Dr. Hakan Atalay, unutkanlığın mutlaka başka belirtilerle birlikte görüleceğini; çoğu kez depresyon, kaygı bozukluğu ya da başka hastalıkların var olduğunu belirtiyor ve bu durumu şöyle örneklendiriyor:
“Kişi travmatik bir olay yaşamış ve sonra bu olayı unutmuşsa, yani sadece bu olaya özgü bir unutkanlıksa yaşadığı, bu psikolojik bir hastalık olarak değerlendirilebilir. Hastalığın tanısını koymak için öncelikle hikayesini çok iyi bilmek gerekir. Travma geçiren birinde unutkanlık varsa, onu psikolojik olarak yorumlamak doğru olmaz. Ruhsal bir travma yaşayıp yaşamadığı, herhangi başka bir hastalık olup olmadığı, ailede öykü olup olmadığı, başka belirtilerin varlığı, depresyon durumu gibi birçok etkeni araştırmak gerekir. Unutkanlık ciddi ve kalıcı bir biçimde devam ediyorsa, hastayı nöropsikolojik değerlendirmeden geçirmek, belki de nörolojiye yönlendirmek iyi olur.”
Ruhsal nedenlerden kaynaklanan unutkanlık
Unutkanlığın izole olarak tek bir hastalıkta görüldüğünü, bu hastalığın adının da “psikojenik amnezi (ruhsal nedenlerden kaynaklanan unutkanlık)” olduğunu belirten Dr. Atalay, bu hastalıkta psikoterapi ile travmanın konuşulması ve çözümlenmesine yönelik tedaviler uygulanması gerektiğini söylüyor. Depresyona bağlı unutkanlıklarda ilaç ve terapi ile depresyon tedavisi uygulanabileceğini ifade ediyor.
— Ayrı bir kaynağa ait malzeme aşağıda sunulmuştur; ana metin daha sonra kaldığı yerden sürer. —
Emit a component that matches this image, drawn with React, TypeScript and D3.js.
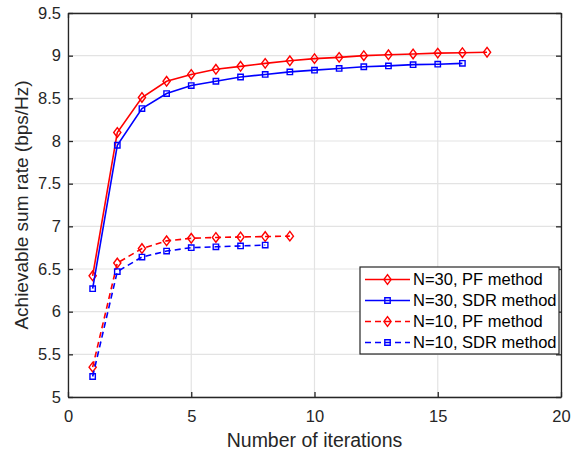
import React, { useEffect, useRef } from 'react';
import * as d3 from 'd3';

// values
const iters30 = [1, 2, 3, 4, 5, 6, 7, 8, 9, 10, 11, 12, 13, 14, 15, 16, 17];
const pf30 = [6.42, 8.1, 8.51, 8.7, 8.78, 8.84, 8.875, 8.91, 8.94, 8.965, 8.98, 9.0, 9.01, 9.02, 9.03, 9.035, 9.04];
const sdr30 = [6.27, 7.95, 8.38, 8.556, 8.65, 8.7, 8.75, 8.78, 8.81, 8.83, 8.85, 8.87, 8.88, 8.895, 8.9, 8.91];
const pf10 = [5.35, 6.57, 6.74, 6.83, 6.86, 6.87, 6.875, 6.88, 6.885];
const sdr10 = [5.24, 6.47, 6.64, 6.71, 6.75, 6.76, 6.77, 6.78];
const xTicks = [0, 5, 10, 15, 20];
const yTicks = [5, 5.5, 6, 6.5, 7, 7.5, 8, 8.5, 9, 9.5];

const seriesList = [
  { name: 'N=30, PF method', values: pf30, color: '#ff0000', dash: null, marker: 'diamond' },
  { name: 'N=30, SDR method', values: sdr30, color: '#0000ff', dash: null, marker: 'square' },
  { name: 'N=10, PF method', values: pf10, color: '#ff0000', dash: '6,4', marker: 'diamond' },
  { name: 'N=10, SDR method', values: sdr10, color: '#0000ff', dash: '6,4', marker: 'square' },
];

function markerPath(type: string, x: number, y: number) {
  if (type === 'diamond') {
    return `M${x},${y - 4.8}L${x + 3.6},${y}L${x},${y + 4.8}L${x - 3.6},${y}Z`;
  }
  const s = 2.7;
  return `M${x - s},${y - s}H${x + s}V${y + s}H${x - s}Z`;
}

function Chart() {
  const ref = useRef<SVGSVGElement>(null);

  useEffect(() => {
    drawChart();
  });

  function drawChart() {
    const width = 578;
    const height = 451;
    const margin = { top: 13, right: 17, bottom: 54, left: 68 };
    const font = 'Liberation Sans, Arial, sans-serif';
    const axisColor = '#262626';

    const svg = d3.select(ref.current);
    svg.selectAll('*').remove();

    const x = d3.scaleLinear().domain([0, 20]).range([margin.left, width - margin.right]);
    const y = d3.scaleLinear().domain([5, 9.5]).range([height - margin.bottom, margin.top]);

    // grid
    const grid = svg.append('g');
    xTicks.forEach(t => {
      grid.append('line')
        .attr('x1', x(t)).attr('x2', x(t))
        .attr('y1', y(5)).attr('y2', y(9.5))
        .attr('stroke', '#e3e3e3').attr('stroke-width', 1.2);
    });
    yTicks.forEach(t => {
      grid.append('line')
        .attr('x1', x(0)).attr('x2', x(20))
        .attr('y1', y(t)).attr('y2', y(t))
        .attr('stroke', '#e3e3e3').attr('stroke-width', 1.2);
    });

    // axes (box with inward ticks on all sides)
    const bottomAxis = d3.axisBottom(x).tickValues(xTicks).tickSizeInner(-5).tickSizeOuter(0).tickPadding(13);
    const leftAxis = d3.axisLeft(y).tickValues(yTicks).tickSizeInner(-5).tickSizeOuter(0).tickPadding(7)
      .tickFormat(d => String(d));
    const topAxis = d3.axisTop(x).tickValues(xTicks).tickSizeInner(-5).tickSizeOuter(0).tickFormat(() => '');
    const rightAxis = d3.axisRight(y).tickValues(yTicks).tickSizeInner(-5).tickSizeOuter(0).tickFormat(() => '');

    const gb = svg.append('g').attr('transform', `translate(0,${y(5)})`).call(bottomAxis);
    const gl = svg.append('g').attr('transform', `translate(${x(0)},0)`).call(leftAxis);
    const gt = svg.append('g').attr('transform', `translate(0,${y(9.5)})`).call(topAxis);
    const gr = svg.append('g').attr('transform', `translate(${x(20)},0)`).call(rightAxis);
    [gb, gl, gt, gr].forEach(g => {
      g.select('.domain').attr('stroke', axisColor).attr('stroke-width', 1.3);
      g.selectAll('.tick line').attr('stroke', axisColor).attr('stroke-width', 1.3);
      g.selectAll('text').attr('fill', axisColor).style('font-family', font).style('font-size', '16.5px');
    });

    // series
    seriesList.forEach(s => {
      const pts = s.values.map((v, i) => [iters30[i], v] as [number, number]);
      const line = d3.line<[number, number]>().x(d => x(d[0])).y(d => y(d[1]));
      svg.append('path')
        .datum(pts)
        .attr('d', line)
        .attr('fill', 'none')
        .attr('stroke', s.color)
        .attr('stroke-width', 1.6)
        .attr('stroke-dasharray', s.dash);
      svg.append('g')
        .selectAll('path')
        .data(pts)
        .enter()
        .append('path')
        .attr('d', d => markerPath(s.marker, x(d[0]), y(d[1])))
        .attr('fill', 'none')
        .attr('stroke', s.color)
        .attr('stroke-width', 1.4);
    });

    // axis labels
    svg.append('text')
      .attr('x', (x(0) + x(20)) / 2)
      .attr('y', 447)
      .style('text-anchor', 'middle')
      .style('font-family', font)
      .style('font-size', '19.5px')
      .attr('fill', axisColor)
      .text('Number of iterations');

    svg.append('text')
      .attr('transform', `translate(28,${(y(5) + y(9.5)) / 2}) rotate(-90)`)
      .style('text-anchor', 'middle')
      .style('font-family', font)
      .style('font-size', '19px')
      .attr('fill', axisColor)
      .text('Achievable sum rate (bps/Hz)');

    // legend
    const lg = svg.append('g').attr('transform', 'translate(360,267)');
    lg.append('rect')
      .attr('width', 199).attr('height', 87)
      .attr('fill', 'white')
      .attr('stroke', axisColor).attr('stroke-width', 1.2);
    seriesList.forEach((s, i) => {
      const cy = 12.5 + i * 21;
      lg.append('line')
        .attr('x1', 5).attr('x2', 50)
        .attr('y1', cy).attr('y2', cy)
        .attr('stroke', s.color).attr('stroke-width', 1.6)
        .attr('stroke-dasharray', s.dash);
      lg.append('path')
        .attr('d', markerPath(s.marker, 27.5, cy))
        .attr('fill', 'none')
        .attr('stroke', s.color).attr('stroke-width', 1.4);
      lg.append('text')
        .attr('x', 53).attr('y', cy + 5.5)
        .style('font-family', font)
        .style('font-size', '16.5px')
        .attr('fill', '#000')
        .text(s.name);
    });
  }

  return (
    <svg ref={ref} width={578} height={451}
      style={{ position: 'absolute', left: 0, top: 0, background: 'white' }} />
  );
}

export default function App() {
  return <Chart />;
}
Uykusuzluk da unutkanlık yapabilir
Unutkanlığın, ilişkileri etkilemeye başladığı, kişinin işini gücünü yapamaz hale geldiği, fonksiyonları aksamaya başladığı zaman bir hastalık olduğunu belirten Dr. Atalay, “Örneğin uykusuzluk bile konsantrasyon bozukluğu yapabilir ve bu da unutkanlığa yol açar. Kalıcı olursa ve günlük hayatı etkilerse müdahale etmek gerekir” diyor.
Hafızayı güçlendirme yolları
– Genel sağlığa dikkat edilmeli, sağlıklı yaşlanmalı.
– Tansiyon yüksekliği, kolesterol yüksekliği gibi kalp hastalığı riskleri bunama için de risk faktörü olduğu için kontrol altında tutulmalı.
– Zihinsel aktivite yapılmalı. Bulmaca, sudoku çözülmeli, kitap okunmalı.
– Düzenli yürüyüş yapılmalı ve vücut zinde tutulmalı.
– Düzenli beslenmeli. Katı yağ yerine sıvı yağlar tüketmeli, daha çok yeşil sebzeli yiyecekler yenmeli.
– Özellikle depresyon gibi psikiyatrik hastalıklar varsa tedavi olunmalı.
– Aşırı alkol ve sigara tüketilmemeli.
– Unutkanlık olduğunda “yaşlılıktandır” demeyip bir hekime başvurulmalı.